My appreciation for landscape painting and Persian gardens along with my interest in exploring psychological dimensions led me to create metaphorical situations that examine the psychosocial impact of life in an oppressive environment. In my MFA thesis project, completed in 2019, I used the image of Cypress tree as a mythological signifier juxtaposed with other elements of landscape such as pond, water and rocks to represent the narratives of human condition under political oppression.
Moving to Canada has been one of the most significant changes in my life; learning about colonialism and Indigenous resistance through studying at the University of Regina and MAP department have deepened my theoretical perspective on the psychology of power and expanded my methodological approach.

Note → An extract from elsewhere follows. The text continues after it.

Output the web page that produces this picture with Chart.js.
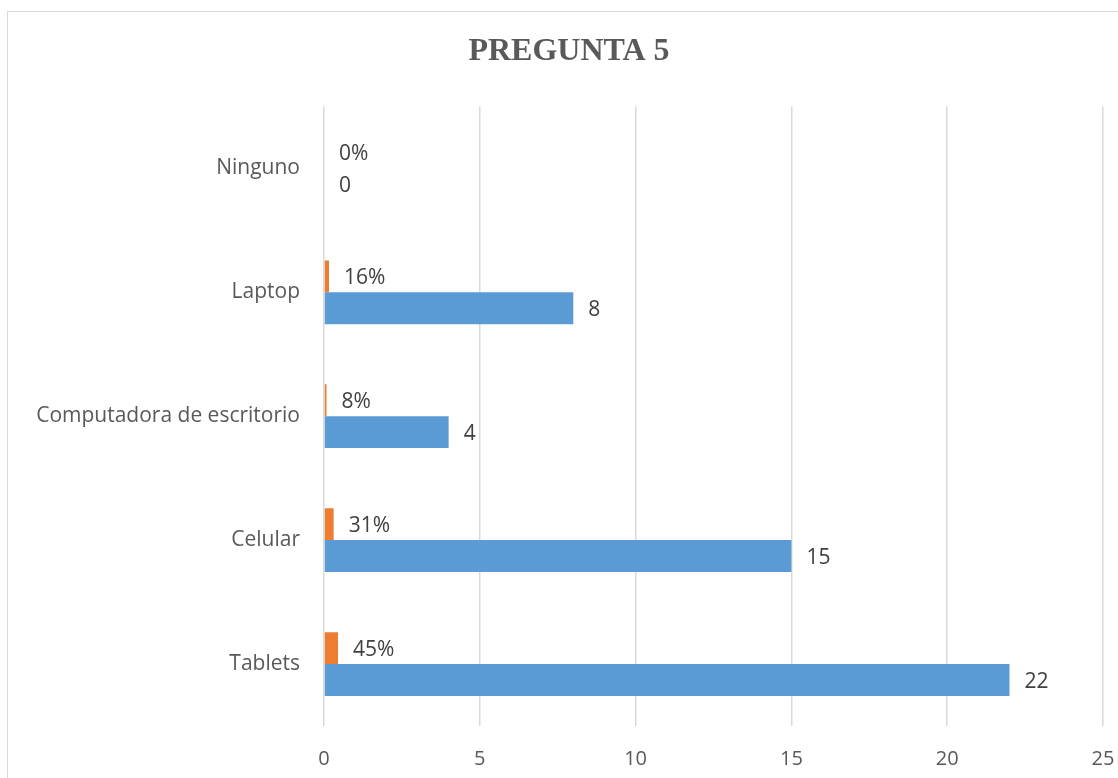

Being far from home has given me the opportunity to create a new way of working and rethink my place in a broader context and in relation to other cultures and nations.
Born in Tehran, Iran, Mohadese Movahed is a visual artist whose studio practice focuses on painting, drawing and intaglio printmaking. She graduated with a Bachelor of painting degree from the University of Science and Culture in Tehran and a Master of Fine Arts Degree from the University of Regina, SK, Canada in 2019. Movahed has exhibited her work nationally and internationally and currently lives and works in Vancouver, Canada.
Using the power of visual rhetoric, she borrows elements from her memories, culture and current surrounding to transform sociopolitical narratives to allegorical imagery. Shaping a semiotic system through creating uncanny landscape scenes, In her work, Movahed attempts to explore the psychology of power and the psychosocial impacts of life in oppressive environments on individual and collective behavior. The heterogenous and contradictory juxtapositions in her paintings attempt to provide new visual experiences while investigating the multidimensionality and complexities of power dialectics in totalitarian societies.